The layered script, by Alessandro Fabbri, Ludovica Rampoldi, and Stefano Sardo, offers some original tweaks on common film noir themes, like the depressed man engaged in a romance that may be deadly, and the delinquent runaway lovers, in envisioning what might happen to those oft-invoked figures after they flee for a new life. The successful crime resolving with a vision of life in paradise, also often an end point for crime films where one is asked to empathise with the criminals, is also intriguingly warped here, as if to ask if that’s not just another form of prison. Sonia’s shady past and equally shady present see her playing games that she might rather not be playing, but with a distinct minatory charge in undermining the other forms of determinism that would enfold her as just another ordinary worker. Guido, as a former cop and surveillance expert, is supposed to be a man who can sniff out bullshit at a fifty metre distance, and yet he’s become near-fatally distracted by his search for companionship. But Guido is conflated with Sonia’s father, a distant voice of aggrieved authority on the telephone, and a home never to be returned to.

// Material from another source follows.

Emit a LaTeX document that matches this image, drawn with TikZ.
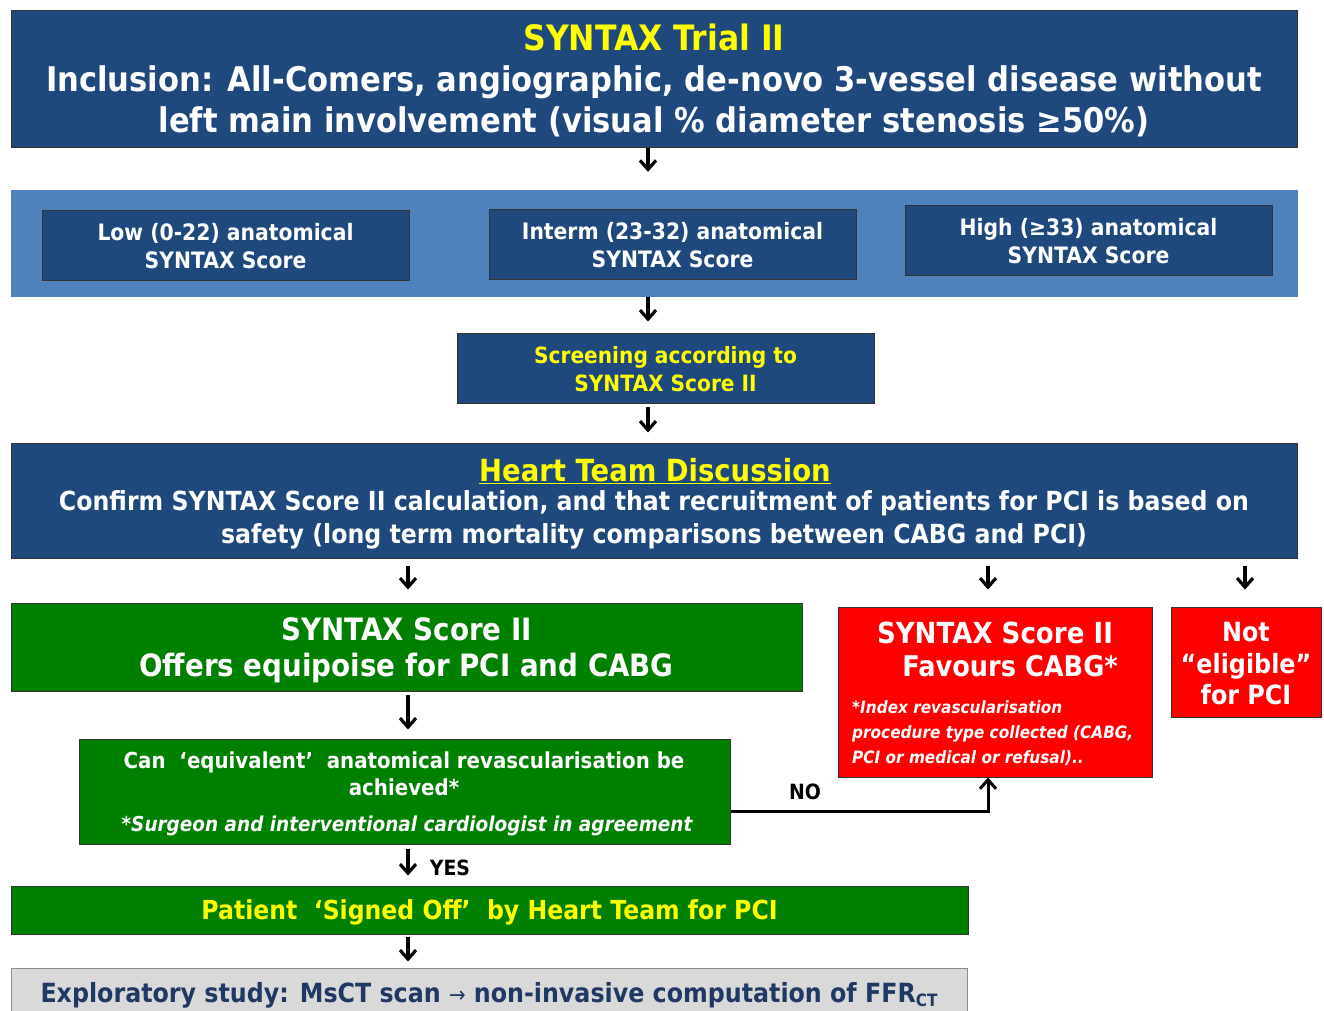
\documentclass[tikz,border=0pt]{standalone}
\usepackage{fontspec}
\setmainfont[FakeStretch=0.9]{DejaVu Sans}
\usetikzlibrary{arrows.meta,calc}
\definecolor{dblue}{HTML}{1F497D}
\definecolor{lblue}{HTML}{4F81BD}
\definecolor{dgreen}{HTML}{008000}
\definecolor{rred}{HTML}{FF0000}
\definecolor{yel}{HTML}{FFFF00}
\definecolor{lgrey}{HTML}{D9D9D9}
\definecolor{navy}{HTML}{1F3864}
\newcommand\fsz[2]{\fontsize{#1}{#2}\selectfont}
\begin{document}
\begin{tikzpicture}[x=1pt,y=-1pt,
  box/.style={draw=black!80, line width=1pt, inner sep=0pt},
  tbox/.style={inner sep=0pt, align=center, text=white},
  arr/.style={line width=3.2pt, -{Straight Barb[length=9pt,width=16pt]}}]
\useasboundingbox (0,0) rectangle (1324,1010);
\fill[white] (0,0) rectangle (1324,1010);
% columns
\coordinate (cA) at (648,0);
\coordinate (cL) at (408,0);
\coordinate (cM) at (988,0);
\coordinate (cR) at (1245,0);
\coordinate (noY) at (0,811);
% top
\node[box, fill=dblue, minimum width=1286, minimum height=137] (top) at (654,78.5) {};
\node[tbox, font=\fsz{34}{41}\bfseries] (toptxt) at (654,80) {\textcolor{yel}{\fsz{35}{41}SYNTAX Trial II}\\Inclusion: All-Comers, angiographic, de-novo 3-vessel disease without\\left main involvement (visual \% diameter stenosis ≥50\%)};
% band
\node[fill=lblue, inner sep=0pt, minimum width=1287, minimum height=107] (band) at (654.5,243.5) {};
\node[box, fill=dblue, minimum width=367, minimum height=70] (low) at (225.5,245) {};
\node[tbox, font=\fsz{22.6}{28}\bfseries] (lowtxt) at (225.5,246) {Low (0-22) anatomical\\SYNTAX Score};
\node[box, fill=dblue, minimum width=367, minimum height=70] (mid) at (672.5,244) {};
\node[tbox, font=\fsz{22.6}{28}\bfseries] (midtxt) at (672.5,245) {Interm (23-32) anatomical\\SYNTAX Score};
\node[box, fill=dblue, minimum width=367, minimum height=70] (high) at (1088.5,240) {};
\node[tbox, font=\fsz{22.6}{28}\bfseries] (hightxt) at (1088.5,241) {High (≥33) anatomical\\SYNTAX Score};
% screening
\node[box, fill=dblue, minimum width=417, minimum height=70] (scr) at (665.5,368) {};
\node[tbox, text=yel, font=\fsz{22.4}{28}\bfseries] (scrtxt) at (665.5,369) {Screening according to\\SYNTAX Score II};
% heart team
\node[box, fill=dblue, minimum width=1286, minimum height=115] (heart) at (654,500.5) {};
\node[tbox, text=yel, font=\fsz{30.5}{31}\bfseries] (hearttitle) at (655,471) {\underline{Heart Team Discussion}};
\node[tbox, font=\fsz{26.3}{33}\bfseries] (hearttxt) at (654,520) {Confirm SYNTAX Score II calculation, and that recruitment of patients for PCI is based on\\safety (long term mortality comparisons between CABG and PCI)};
% green equipoise
\node[box, fill=dgreen, minimum width=791, minimum height=88] (equi) at (406.5,647) {};
\node[tbox, font=\fsz{30.8}{36}\bfseries] (equitxt) at (406.5,650) {SYNTAX Score II\\Offers equipoise for PCI and CABG};
% red CABG
\node[box, fill=rred, minimum width=314, minimum height=170] (cabg) at (995,692) {};
\node[tbox, font=\fsz{29}{29}\bfseries] (cabg1) at (995,633) {SYNTAX Score II};
\node[tbox, font=\fsz{28.5}{28.5}\bfseries] (cabg2) at (1010,666) {Favours CABG*};
\node[tbox, align=left, anchor=west, font=\fsz{17}{25}\bfseries\itshape] (cabgnote) at (852,733) {*Index revascularisation\\procedure type collected (CABG,\\PCI or medical or refusal)..};
% not eligible
\node[box, fill=rred, minimum width=150, minimum height=110] (note) at (1246,662) {};
\node[tbox, font=\fsz{26.5}{31.5}\bfseries] (notetxt) at (1246,664) {Not\\“eligible”\\for PCI};
% can box
\node[box, fill=dgreen, minimum width=651, minimum height=105] (can) at (404.5,791.5) {};
\node[tbox, font=\fsz{22}{27}\bfseries] (can1) at (404,774) {Can \ ‘equivalent’ \ anatomical revascularisation be\\achieved*};
\node[tbox, font=\fsz{20.5}{20.5}\bfseries\itshape] (can2) at (407,826) {*Surgeon and interventional cardiologist in agreement};
% patient
\node[box, fill=dgreen, minimum width=957, minimum height=48] (pat) at (489.5,910) {};
\node[tbox, text=yel, font=\fsz{26.2}{26.2}\bfseries] (pattxt) at (489.5,912) {Patient \ ‘Signed Off’ \ by Heart Team for PCI};
% exploratory
\node[draw=black!45, line width=1pt, fill=lgrey, inner sep=0pt, minimum width=956, minimum height=60] (expl) at (489,998) {};
\node[tbox, text=navy, font=\fsz{26.4}{26.4}\bfseries, anchor=base] (expltxt) at (489,1002) {Exploratory study: MsCT scan {\fsz{22}{22}\mdseries→} non-invasive computation of FFR\raisebox{-0.16em}{\fsz{17}{17}CT}};
% labels
\node[inner sep=0pt, font=\fsz{21}{21}\bfseries] (nolab) at (805,792) {NO};
\node[inner sep=0pt, font=\fsz{21}{21}\bfseries] (yeslab) at (450,868) {YES};
% arrows
\draw[arr, shorten >=18pt] (top.south -| cA) -- (band.north -| cA);
\draw[arr, shorten >=11pt] (band.south -| cA) -- (scr.north -| cA);
\draw[arr, shorten <=3pt, shorten >=10pt] (scr.south -| cA) -- (heart.north -| cA);
\draw[arr, shorten <=7pt, shorten >=13pt] (heart.south -| cL) -- (equi.north -| cL);
\draw[arr, shorten <=7pt, shorten >=17pt] (heart.south -| cM) -- (cabg.north -| cM);
\draw[arr, shorten <=7pt, shorten >=17pt] (heart.south -| cR) -- (note.north -| cR);
\draw[arr, shorten <=3pt, shorten >=9pt] (equi.south -| cL) -- (can.north -| cL);
\draw[arr, shorten <=4pt, shorten >=10pt] (can.south -| cL) -- (pat.north -| cL);
\draw[arr, shorten <=2pt, shorten >=6pt] (pat.south -| cL) -- (expl.north -| cL);
\draw[arr, line width=3pt] (can.east |- noY) -| (cabg.south -| cM);
\end{tikzpicture}
\end{document}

It’s right at the point when The Double Hour might spiral into a truly memorable narrative auto-de-fe that Capotondi’s inspiration and courage abandon him, and he lets it slip away in exchange for an ending that’s dissatisfying precisely in being so modest in its ramifications, which can be grasped without being deeply shaken by them or even disturbed. Capotondi can’t justify his narrative gymnastics, or, from another perspective, those gymnastics betray the essentially gossamer texture of the real point, that sometimes people write themselves into scenarios they can’t escape from even in the very act of escape. Nor does he quite resolve the schism of perspectives between Sonia, who seems to own the film considering that so much of it is not just told through her eyes but through her deepest mental processes, and yet who still remains a slightly opaque character, and that of Guido, who is tantalised and finally forgiving of the peculiar wild animal who stumbles into his metaphorical headlines and out again. Still, the result is a film that captures and describes an intangible atmosphere, and Capotondi will hopefully sort of his priorities to explore more clearly with his excellent filmmaking in his next work.